May 4, 2022 at 15:41 JST
Tokyo Electric Power Co.’s Kashiwazaki-Kariwa nuclear power plant in Niigata Prefecture (Asahi Shimbun file photo)
Despite a contrary assessment by nuclear regulators, a spate of recent security breaches at Tokyo Electric Power Co.’s Kashiwazaki-Kariwa nuclear power plant should not be considered endemic to the facility.
The Nuclear Regulation Authority compiled an interim report on its follow-up inspections on the unauthorized use of an employee ID card and disabled intrusion detection equipment at the plant in Niigata Prefecture.
“These problems are not shared by other electric power companies, nor are they common to TEPCO’s other facilities,” the report stated. “They are deemed to be unique to the Kashiwazaki-Kariwa plant.”
The report was based on an examination of documents, inspections of facilities and interviews with personnel at all nuclear power plants operated by TEPCO and other regional utilities.
Granted, it did provide a list of examples to show that Kashiwazaki-Kariwa compares poorly with other nuclear power plants in both setup and facilities for protecting nuclear materials.
But the report did not discuss why this was the case with Kashiwazaki-Kariwa alone or how this potentially disastrous situation could have remained overlooked.
It raises fears of a potential breach that could allow terrorists to seize control of the plant.
In our view, the NRA’s examination of the problems was far from comprehensive.
For instance, the interim report reiterated that practically no on-site inspections of the plant’s department that oversees the physical protection of nuclear materials were undertaken by top executives of the plant or TEPCO’s headquarters.
An earlier in-house survey by an external investigation committee set up by TEPCO revealed that cost-cutting was a priority and management bent over to accommodate the wishes of top executives.
The nature of TEPCO’s overall organization and its management culture still raises many questions.
The report made eight demands of TEPCO. They include: A fundamental review of procedures for the physical protection of nuclear materials; reinforcement of intrusion prevention facilities and their maintenance system; more active use of input from on-site staff; and greater management participation and investment of management resources.
NRA Chairman Toyoshi Fuketa said at a meeting the onus was on TEPCO to prove its equipment and facilities for the physical protection of nuclear materials are fool-proof, even if the company’s corporate culture and attitude are below the line and its employees try to cut corners.
An urgent need exists for a framework to ensure that nuclear materials are protected should human error enter the equation, which obliges TEPCO to rectify its operations.
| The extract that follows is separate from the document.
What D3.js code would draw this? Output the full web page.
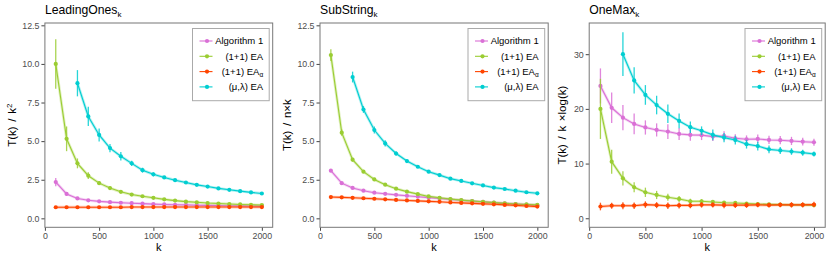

The company needs to not only meet the NRA’s demands but also go the extra mile to address issues needing attention as a matter of routine.
We also strongly urge the NRA to conduct more rigorous inspections.
Nuclear terrorism would have a catastrophic impact on society. An attack against a nuclear power plant could prove too much for its operator or regulatory authorities to handle alone.
Still, utilities and regulators should expand their fields of vision and ensure through inspections that basic countermeasures, such as preventing illegal intrusion, are thoroughly implemented.
We take it as a given that countermeasures against terrorist threats are generally kept from the public for security reasons and are implemented only by select personnel.
But it still limits the scope of inspections.
Utilities and the NRA, which have firsthand knowledge of the situation, need to remind themselves anew of their heavy responsibility to stay on top of the situation.